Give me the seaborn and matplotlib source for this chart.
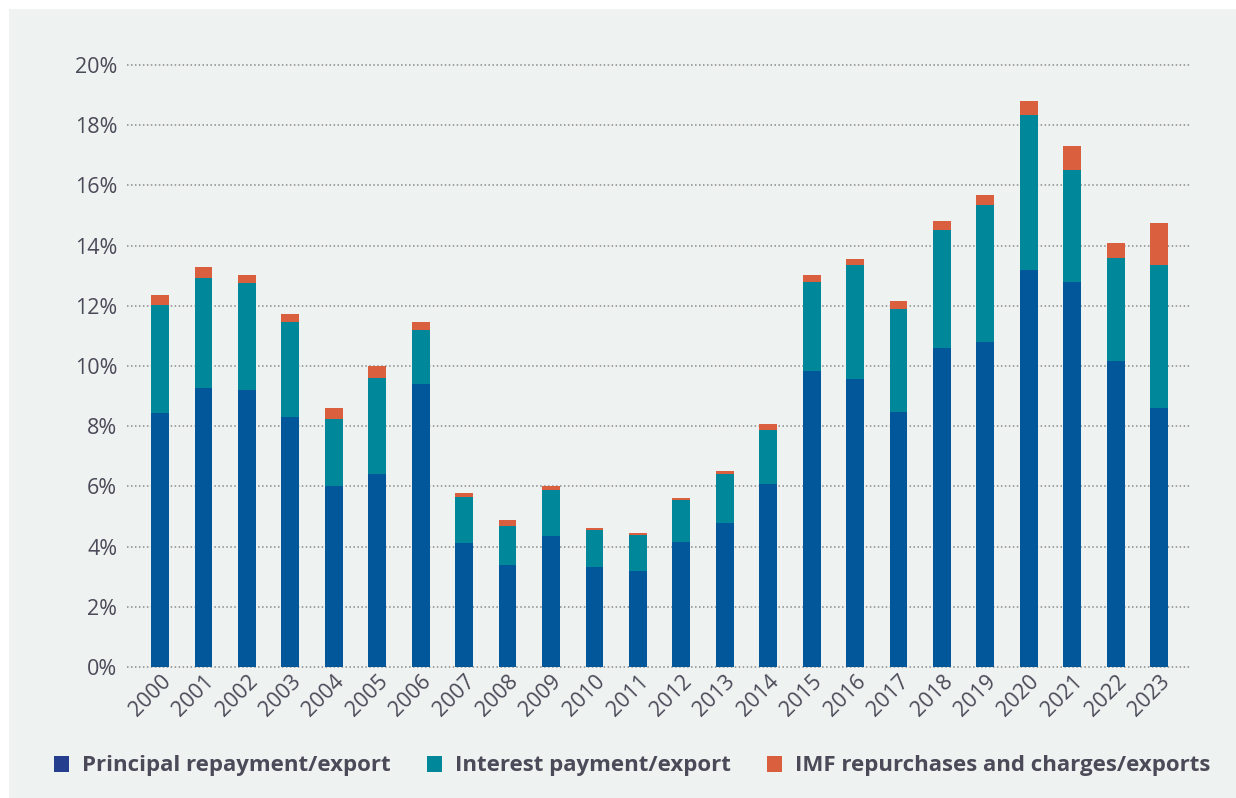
import matplotlib
matplotlib.use("Agg")
import matplotlib.pyplot as plt
import seaborn as sns
import pandas as pd
import numpy as np
from matplotlib.patches import Rectangle, Patch

years = [str(y) for y in range(2000, 2024)]
principal = [8.44, 9.27, 9.20, 8.31, 6.01, 6.41, 9.40, 4.12, 3.39, 4.35, 3.32, 3.19,
             4.15, 4.78, 6.08, 9.83, 9.57, 8.47, 10.60, 10.80, 13.19, 12.79, 10.17, 8.60]
interest = [3.59, 3.65, 3.56, 3.15, 2.23, 3.19, 1.80, 1.53, 1.29, 1.53, 1.23, 1.20,
            1.40, 1.63, 1.79, 2.96, 3.79, 3.42, 3.92, 4.55, 5.15, 3.72, 3.42, 4.76]
imf = [0.33, 0.37, 0.26, 0.27, 0.36, 0.40, 0.26, 0.13, 0.20, 0.13, 0.07, 0.06,
       0.06, 0.10, 0.20, 0.23, 0.19, 0.27, 0.30, 0.33, 0.46, 0.80, 0.50, 1.39]
series_names = ["Principal repayment/export", "Interest payment/export",
                "IMF repurchases and charges/exports"]

df = pd.DataFrame({"year": years, "principal": principal, "interest": interest, "imf": imf})
df["top_interest"] = df["principal"] + df["interest"]
df["top_imf"] = df["top_interest"] + df["imf"]

c_principal = "#02579A"
c_interest = "#00879A"
c_imf = "#D95F3E"
legend_principal = "#253F8E"
bg = "#EEF2F1"
txt = "#4A4A58"

sns.set_theme(style="white")
plt.rcParams["font.family"] = ["Open Sans", "DejaVu Sans"]

fig = plt.figure(figsize=(12.36, 7.98), dpi=100, facecolor="white")
fig.patches.append(Rectangle((9 / 1236, 0), 1 - 9 / 1236, 1 - 9 / 798,
                             transform=fig.transFigure, facecolor=bg,
                             edgecolor="none", zorder=-10))

W, H = 1236, 798
left, right, top, bottom = 127, 1190, 65, 667
ax = fig.add_axes([left / W, 1 - bottom / H, (right - left) / W, (bottom - top) / H])
ax.set_facecolor("none")

for col, color in [("top_imf", c_imf), ("top_interest", c_interest), ("principal", c_principal)]:
    sns.barplot(data=df, x="year", y=col, color=color, width=0.41, ax=ax,
                saturation=1, linewidth=0, zorder=3)

ax.set_xlim(-0.76, 23.71)
ax.set_ylim(0, 20)
ax.set_yticks(np.arange(0, 21, 2))
ax.set_yticklabels([f"{v}%" for v in range(0, 21, 2)])
ax.yaxis.grid(True, color="#8A8A8A", linestyle=(0, (1, 1.6)), linewidth=1.1, zorder=0)
for gl in ax.get_ygridlines():
    gl.set_clip_on(False)
ax.set_axisbelow(True)
for s in ax.spines.values():
    s.set_visible(False)
ax.set_xlabel("")
ax.set_ylabel("")
ax.tick_params(axis="both", length=0, colors=txt, labelsize=15.5)
ax.tick_params(axis="y", pad=7)
ax.tick_params(axis="x", pad=3)
plt.setp(ax.get_xticklabels(), rotation=45, ha="right", va="top",
         rotation_mode="anchor", color=txt)
plt.setp(ax.get_yticklabels(), color=txt)

handles = [Patch(facecolor=legend_principal, edgecolor="none"),
           Patch(facecolor=c_interest, edgecolor="none"),
           Patch(facecolor=c_imf, edgecolor="none")]
leg = fig.legend(handles, series_names, loc="center left",
                 bbox_to_anchor=(54 / W, 1 - 766 / H), ncol=3, frameon=False,
                 borderpad=0, borderaxespad=0,
                 handlelength=0.68, handleheight=0.72, handletextpad=0.6,
                 columnspacing=1.6, prop={"weight": "bold", "size": 16})
for t in leg.get_texts():
    t.set_color(txt)

fig.savefig("out.png", dpi=100, facecolor="white")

> **JOB**
Repeat exactly and only the lines from the start of the data above through the line that holds "saturation=1, linewidth=0, zorder=3)", inclusive. Pictures do not belong in the copy.

> **SOLVED PROBLEM**
Give me the seaborn and matplotlib source for this chart.
import matplotlib
matplotlib.use("Agg")
import matplotlib.pyplot as plt
import seaborn as sns
import pandas as pd
import numpy as np
from matplotlib.patches import Rectangle, Patch

years = [str(y) for y in range(2000, 2024)]
principal = [8.44, 9.27, 9.20, 8.31, 6.01, 6.41, 9.40, 4.12, 3.39, 4.35, 3.32, 3.19,
             4.15, 4.78, 6.08, 9.83, 9.57, 8.47, 10.60, 10.80, 13.19, 12.79, 10.17, 8.60]
interest = [3.59, 3.65, 3.56, 3.15, 2.23, 3.19, 1.80, 1.53, 1.29, 1.53, 1.23, 1.20,
            1.40, 1.63, 1.79, 2.96, 3.79, 3.42, 3.92, 4.55, 5.15, 3.72, 3.42, 4.76]
imf = [0.33, 0.37, 0.26, 0.27, 0.36, 0.40, 0.26, 0.13, 0.20, 0.13, 0.07, 0.06,
       0.06, 0.10, 0.20, 0.23, 0.19, 0.27, 0.30, 0.33, 0.46, 0.80, 0.50, 1.39]
series_names = ["Principal repayment/export", "Interest payment/export",
                "IMF repurchases and charges/exports"]

df = pd.DataFrame({"year": years, "principal": principal, "interest": interest, "imf": imf})
df["top_interest"] = df["principal"] + df["interest"]
df["top_imf"] = df["top_interest"] + df["imf"]

c_principal = "#02579A"
c_interest = "#00879A"
c_imf = "#D95F3E"
legend_principal = "#253F8E"
bg = "#EEF2F1"
txt = "#4A4A58"

sns.set_theme(style="white")
plt.rcParams["font.family"] = ["Open Sans", "DejaVu Sans"]

fig = plt.figure(figsize=(12.36, 7.98), dpi=100, facecolor="white")
fig.patches.append(Rectangle((9 / 1236, 0), 1 - 9 / 1236, 1 - 9 / 798,
                             transform=fig.transFigure, facecolor=bg,
                             edgecolor="none", zorder=-10))

W, H = 1236, 798
left, right, top, bottom = 127, 1190, 65, 667
ax = fig.add_axes([left / W, 1 - bottom / H, (right - left) / W, (bottom - top) / H])
ax.set_facecolor("none")

for col, color in [("top_imf", c_imf), ("top_interest", c_interest), ("principal", c_principal)]:
    sns.barplot(data=df, x="year", y=col, color=color, width=0.41, ax=ax,
                saturation=1, linewidth=0, zorder=3)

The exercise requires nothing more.